Repeat exactly the lines running from the first line of the data to the line containing "(0,0) rectangle (1235,675);", both ends included, and nothing else; drop the pictures.

• DATA EXTRACT:
——

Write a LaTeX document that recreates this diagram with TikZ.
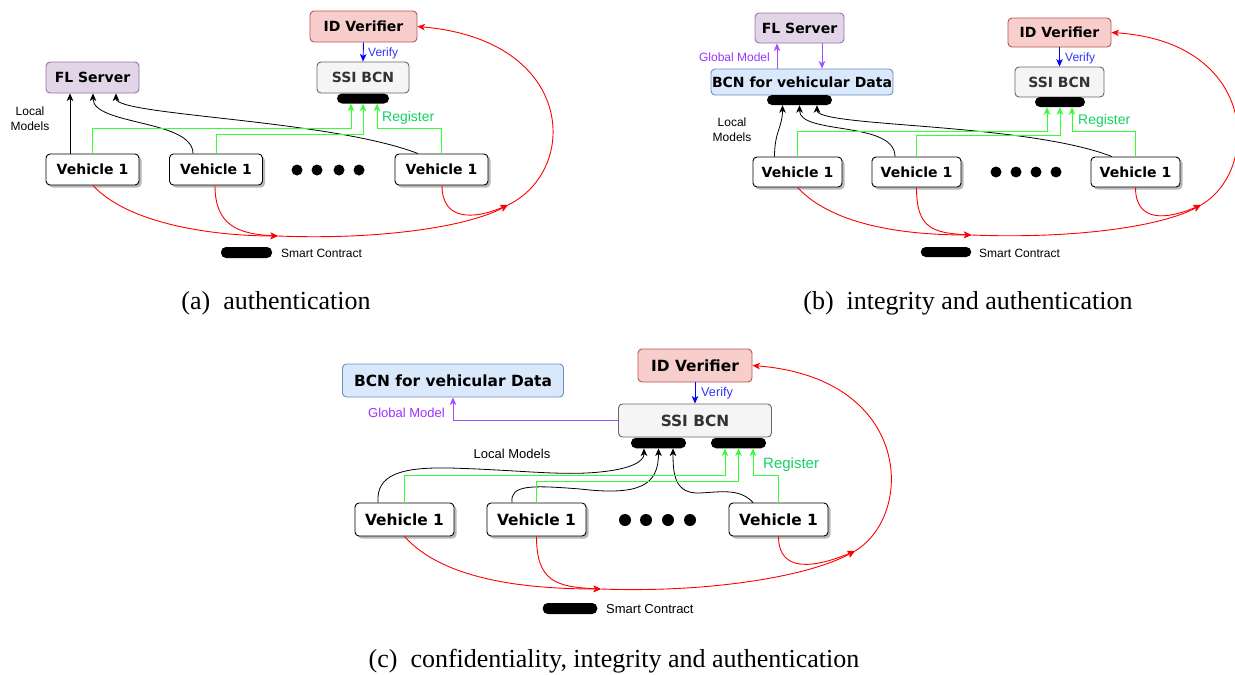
\documentclass[tikz,border=0pt]{standalone}
\usepackage{fontspec}
\setmainfont{Liberation Serif}
\newfontfamily\nodefont{DejaVu Sans}
\newfontfamily\lblfont{Liberation Sans}
\usetikzlibrary{arrows.meta,shadows}
\definecolor{idfill}{HTML}{F8CECC}
\definecolor{idline}{HTML}{B85450}
\definecolor{ssifill}{HTML}{F5F5F5}
\definecolor{ssiline}{HTML}{666666}
\definecolor{ssitext}{HTML}{333333}
\definecolor{flfill}{HTML}{E1D5E7}
\definecolor{flline}{HTML}{9673A6}
\definecolor{bcnfill}{HTML}{DAE8FC}
\definecolor{bcnline}{HTML}{6C8EBF}
\definecolor{grline}{HTML}{33FF33}
\definecolor{grtext}{HTML}{14D264}
\definecolor{puline}{HTML}{A050FF}
\definecolor{putext}{HTML}{9933FF}
\definecolor{bltext}{HTML}{3333FF}
\begin{document}
\begin{tikzpicture}[x=1pt,y=-1pt,
  box/.style={rounded corners=4pt, line width=0.9pt, inner sep=0pt, font={\nodefont\bfseries\fontsize{14}{16}\selectfont}},
  bigtxt/.style={font={\nodefont\bfseries\fontsize{15.4}{17}\selectfont}},
  idbox/.style={box, fill=idfill, draw=idline},
  ssibox/.style={box, fill=ssifill, draw=ssiline, text=ssitext},
  flbox/.style={box, fill=flfill, draw=flline},
  bcnbox/.style={box, fill=bcnfill, draw=bcnline},
  vehbox/.style={box, fill=white, draw=black, drop shadow={shadow xshift=2.5pt, shadow yshift=-2.5pt, fill=black, opacity=0.28}},
  scbar/.style={fill=black, rounded corners=5pt, inner sep=0pt},
  bigdot/.style={circle, fill=black, inner sep=0pt, minimum size=11pt},
  lbl/.style={inner sep=0pt, font={\lblfont\fontsize{12}{15}\selectfont}},
  captxt/.style={inner sep=0pt, font={\fontsize{26}{30}\selectfont}},
  tip/.style={-{Stealth[length=7.5pt,width=6.5pt,inset=2pt]}},
  blk/.style={draw=black, line width=0.8pt, tip},
  grn/.style={draw=grline, line width=1pt, tip},
  rd/.style={draw=red, line width=0.9pt, tip},
  blu/.style={draw=blue, line width=0.9pt, tip},
  pur/.style={draw=puline, line width=1pt, tip}
]
\useasboundingbox (0,0) rectangle (1235,675);

% ================= (a) =================
\node[idbox, minimum width=107, minimum height=31] (a-id) at (363.5,26.5) {ID Verifier};
\node[ssibox, minimum width=92, minimum height=31] (a-ssi) at (363,77.5) {SSI BCN};
\node[scbar, minimum width=52, minimum height=10] (a-bar) at (363,98.5) {};
\node[flbox, minimum width=93, minimum height=31] (a-fl) at (92.5,77.5) {FL Server};
\node[vehbox, minimum width=93, minimum height=31] (a-v1) at (92.5,169.5) {Vehicle 1};
\node[vehbox, minimum width=93, minimum height=31] (a-v2) at (216,169.5) {Vehicle 1};
\node[vehbox, minimum width=93, minimum height=31] (a-v3) at (441.5,169.5) {Vehicle 1};
\node[bigdot] (a-d1) at (297,170) {};
\node[bigdot] (a-d2) at (317,170) {};
\node[bigdot] (a-d3) at (339,170) {};
\node[bigdot] (a-d4) at (359,170) {};
\node[lbl, align=center] (a-lm) at (30,119) {Local\\Models};
\node[lbl, anchor=west, text=bltext] (a-ver) at (368,53) {Verify};
\node[lbl, anchor=west, text=grtext, font={\lblfont\fontsize{14}{16}\selectfont}] (a-reg) at (382,118) {Register};
\node[scbar, minimum width=51, minimum height=11] (a-sc) at (246.5,252.5) {};
\node[lbl, anchor=west] (a-sct) at (281,253) {Smart Contract};
\coordinate (a-m1) at (278,236);
\coordinate (a-m2) at (508,205);

\draw[blk] ([xshift=-22.5pt]a-v1.north) -- ([xshift=-22.5pt]a-fl.south);
\draw[blk] ([xshift=-23pt]a-v2.north) .. controls +(0,-34) and +(0,32) .. ([xshift=0.5pt]a-fl.south);
\draw[blk] ([xshift=-23.5pt]a-v3.north) .. controls +(-88,-34) and +(0,22) .. ([xshift=23.5pt]a-fl.south);
\draw[grn] (a-v1.north) -- ++(0,-25) -| ([xshift=-12pt]a-bar.south);
\draw[grn] (a-v2.north) -- ++(0,-19) -| (a-bar.south);
\draw[grn] (a-v3.north) -- ++(0,-25) -| ([xshift=14pt]a-bar.south);
\draw[blu] (a-id.south) -- (a-ssi.north);
\draw[rd] ([xshift=0.5pt]a-v1.south) .. controls +(37,40) and +(-60,0) .. (a-m1);
\draw[rd] ([xshift=-1pt]a-v2.south) .. controls +(0,40) and +(-40,-2) .. (a-m1);
\draw[rd] (a-m1) .. controls +(100,4) and +(-40,22) .. (a-m2);
\draw[rd] ([xshift=0.5pt]a-v3.south) .. controls +(0,35) and +(-35,15) .. (a-m2);
\draw[rd] (a-m2) .. controls +(72,-35) and +(158,13.5) .. (a-id.east);
\node[captxt] (a-cap) at (276,303) {(a)\hspace{0.5em}authentication};

% ================= (b) =================
\node[flbox, minimum width=89, minimum height=30] (b-fl) at (799.5,28) {FL Server};
\node[bcnbox, minimum width=182, minimum height=26] (b-bcn) at (802,82) {BCN for vehicular Data};
\node[scbar, minimum width=65, minimum height=10] (b-bar1) at (799.5,100) {};
\node[idbox, minimum width=103, minimum height=29] (b-id) at (1059.5,32.5) {ID Verifier};
\node[ssibox, minimum width=89, minimum height=30] (b-ssi) at (1059.5,82) {SSI BCN};
\node[scbar, minimum width=50, minimum height=10] (b-bar2) at (1060,102) {};
\node[vehbox, minimum width=89, minimum height=30] (b-v1) at (797.5,172) {Vehicle 1};
\node[vehbox, minimum width=89, minimum height=30] (b-v2) at (916.5,172) {Vehicle 1};
\node[vehbox, minimum width=89, minimum height=30] (b-v3) at (1135.5,172) {Vehicle 1};
\node[bigdot] (b-d1) at (996,172) {};
\node[bigdot] (b-d2) at (1016,172) {};
\node[bigdot] (b-d3) at (1036,172) {};
\node[bigdot] (b-d4) at (1056,172) {};
\node[lbl, align=center] (b-lm) at (732,130) {Local\\Models};
\node[lbl, anchor=east, text=putext] (b-gm) at (770,57) {Global Model};
\node[lbl, anchor=west, text=bltext] (b-ver) at (1065,58) {Verify};
\node[lbl, anchor=west, text=grtext, font={\lblfont\fontsize{14}{16}\selectfont}] (b-reg) at (1078,121) {Register};
\node[scbar, minimum width=50.5, minimum height=10] (b-sc) at (946,252) {};
\node[lbl, anchor=west] (b-sct) at (979,253) {Smart Contract};
\coordinate (b-m1) at (971.5,235);
\coordinate (b-m2) at (1201,205);

\draw[pur] ([xshift=-25pt]b-bcn.north) -- ([xshift=-22.5pt]b-fl.south);
\draw[pur] ([xshift=22.5pt]b-fl.south) -- ([xshift=20pt]b-bcn.north);
\draw[blk] ([xshift=-23pt]b-v1.north) .. controls +(0,-25) and +(0,22) .. ([xshift=-17pt]b-bar1.south);
\draw[blk] ([xshift=-21.5pt]b-v2.north) .. controls +(0,-36) and +(0,30) .. (b-bar1.south);
\draw[blk] ([xshift=-23.5pt]b-v3.north) .. controls +(-88,-34) and +(0,22) .. ([xshift=17.5pt]b-bar1.south);
\draw[grn] (b-v1.north) -- ++(0,-25) -| ([xshift=-13pt]b-bar2.south);
\draw[grn] (b-v2.north) -- ++(0,-21) -| (b-bar2.south);
\draw[grn] (b-v3.north) -- ++(0,-25) -| ([xshift=12pt]b-bar2.south);
\draw[blu] (b-id.south) -- (b-ssi.north);
\draw[rd] (b-v1.south) .. controls +(37,40) and +(-60,0) .. (b-m1);
\draw[rd] (b-v2.south) .. controls +(0,40) and +(-40,-2) .. (b-m1);
\draw[rd] (b-m1) .. controls +(100,4) and +(-40,22) .. (b-m2);
\draw[rd] (b-v3.south) .. controls +(0,35) and +(-35,15) .. (b-m2);
\draw[rd] (b-m2) .. controls +(60,-35) and +(146,9.5) .. (b-id.east);
\node[captxt] (b-cap) at (968,303) {(b)\hspace{0.5em}integrity and authentication};

% ================= (c) =================
\node[bcnbox, bigtxt, minimum width=221, minimum height=33] (c-bcn) at (453,380.5) {BCN for vehicular Data};
\node[idbox, bigtxt, minimum width=114, minimum height=33] (c-id) at (695,365.5) {ID Verifier};
\node[ssibox, bigtxt, minimum width=153, minimum height=33] (c-ssi) at (695,420.5) {SSI BCN};
\node[scbar, minimum width=55, minimum height=10.5] (c-bar1) at (658.5,443) {};
\node[scbar, minimum width=55, minimum height=10.5] (c-bar2) at (738.5,443) {};
\node[vehbox, bigtxt, minimum width=99, minimum height=33] (c-v1) at (404.5,519.5) {Vehicle 1};
\node[vehbox, bigtxt, minimum width=99, minimum height=33] (c-v2) at (536.5,519.5) {Vehicle 1};
\node[vehbox, bigtxt, minimum width=99, minimum height=33] (c-v3) at (778.5,519.5) {Vehicle 1};
\node[bigdot, minimum size=12pt] (c-d1) at (625,520) {};
\node[bigdot, minimum size=12pt] (c-d2) at (646,520) {};
\node[bigdot, minimum size=12pt] (c-d3) at (668,520) {};
\node[bigdot, minimum size=12pt] (c-d4) at (690,520) {};
\node[lbl, font={\lblfont\fontsize{13}{15}\selectfont}] (c-lm) at (512,454) {Local Models};
\node[lbl, anchor=east, text=putext, font={\lblfont\fontsize{13}{15}\selectfont}] (c-gm) at (445,413) {Global Model};
\node[lbl, anchor=west, text=bltext, font={\lblfont\fontsize{12.7}{15}\selectfont}] (c-ver) at (701,393) {Verify};
\node[lbl, anchor=west, text=grtext, font={\lblfont\fontsize{15}{17}\selectfont}] (c-reg) at (763,465) {Register};
\node[scbar, minimum width=54.5, minimum height=11] (c-sc) at (570,608.5) {};
\node[lbl, anchor=west, font={\lblfont\fontsize{13}{15}\selectfont}] (c-sct) at (606,609) {Smart Contract};
\coordinate (c-m1) at (601,589);
\coordinate (c-m2) at (855,551);

\draw[pur] (c-ssi.west) -| (c-bcn.south);
\draw[blu] (c-id.south) -- (c-ssi.north);
\draw[blk] ([xshift=-26.5pt]c-v1.north) .. controls (376,475) and (400,467) .. (450,468)
   .. controls (520,470) and (560,476) .. (600,472)
   .. controls (630,469) and (644,462) .. ([xshift=-14.5pt]c-bar1.south);
\draw[blk] ([xshift=-24.5pt]c-v2.north) .. controls (510,485) and (530,485) .. (580,489)
   .. controls (640,496) and (658.5,485) .. (c-bar1.south);
\draw[blk] ([xshift=-25.5pt]c-v3.north) .. controls (740,488) and (720,492) .. (700,493)
   .. controls (675,494) and (673,475) .. ([xshift=14.5pt]c-bar1.south);
\draw[grn] (c-v1.north) -- ++(0,-27) -| ([xshift=-13.5pt]c-bar2.south);
\draw[grn] (c-v2.north) -- ++(0,-21) -| (c-bar2.south);
\draw[grn] (c-v3.north) -- ++(0,-27) -| ([xshift=14.5pt]c-bar2.south);
\draw[rd] (c-v1.south) .. controls +(40,45) and +(-70,0) .. (c-m1);
\draw[rd] (c-v2.south) .. controls +(0,45) and +(-45,-2) .. (c-m1);
\draw[rd] (c-m1) .. controls +(110,4) and +(-45,25) .. (c-m2);
\draw[rd] (c-v3.south) .. controls +(0,38) and +(-38,16) .. (c-m2);
\draw[rd] (c-m2) .. controls +(60,-36) and +(160,12.5) .. (c-id.east);
\node[captxt] (c-cap) at (614,661) {(c)\hspace{0.5em}confidentiality, integrity and authentication};
\end{tikzpicture}
\end{document}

——

• EXERCISE ANSWER:
Write a LaTeX document that recreates this diagram with TikZ.
\documentclass[tikz,border=0pt]{standalone}
\usepackage{fontspec}
\setmainfont{Liberation Serif}
\newfontfamily\nodefont{DejaVu Sans}
\newfontfamily\lblfont{Liberation Sans}
\usetikzlibrary{arrows.meta,shadows}
\definecolor{idfill}{HTML}{F8CECC}
\definecolor{idline}{HTML}{B85450}
\definecolor{ssifill}{HTML}{F5F5F5}
\definecolor{ssiline}{HTML}{666666}
\definecolor{ssitext}{HTML}{333333}
\definecolor{flfill}{HTML}{E1D5E7}
\definecolor{flline}{HTML}{9673A6}
\definecolor{bcnfill}{HTML}{DAE8FC}
\definecolor{bcnline}{HTML}{6C8EBF}
\definecolor{grline}{HTML}{33FF33}
\definecolor{grtext}{HTML}{14D264}
\definecolor{puline}{HTML}{A050FF}
\definecolor{putext}{HTML}{9933FF}
\definecolor{bltext}{HTML}{3333FF}
\begin{document}
\begin{tikzpicture}[x=1pt,y=-1pt,
  box/.style={rounded corners=4pt, line width=0.9pt, inner sep=0pt, font={\nodefont\bfseries\fontsize{14}{16}\selectfont}},
  bigtxt/.style={font={\nodefont\bfseries\fontsize{15.4}{17}\selectfont}},
  idbox/.style={box, fill=idfill, draw=idline},
  ssibox/.style={box, fill=ssifill, draw=ssiline, text=ssitext},
  flbox/.style={box, fill=flfill, draw=flline},
  bcnbox/.style={box, fill=bcnfill, draw=bcnline},
  vehbox/.style={box, fill=white, draw=black, drop shadow={shadow xshift=2.5pt, shadow yshift=-2.5pt, fill=black, opacity=0.28}},
  scbar/.style={fill=black, rounded corners=5pt, inner sep=0pt},
  bigdot/.style={circle, fill=black, inner sep=0pt, minimum size=11pt},
  lbl/.style={inner sep=0pt, font={\lblfont\fontsize{12}{15}\selectfont}},
  captxt/.style={inner sep=0pt, font={\fontsize{26}{30}\selectfont}},
  tip/.style={-{Stealth[length=7.5pt,width=6.5pt,inset=2pt]}},
  blk/.style={draw=black, line width=0.8pt, tip},
  grn/.style={draw=grline, line width=1pt, tip},
  rd/.style={draw=red, line width=0.9pt, tip},
  blu/.style={draw=blue, line width=0.9pt, tip},
  pur/.style={draw=puline, line width=1pt, tip}
]
\useasboundingbox (0,0) rectangle (1235,675);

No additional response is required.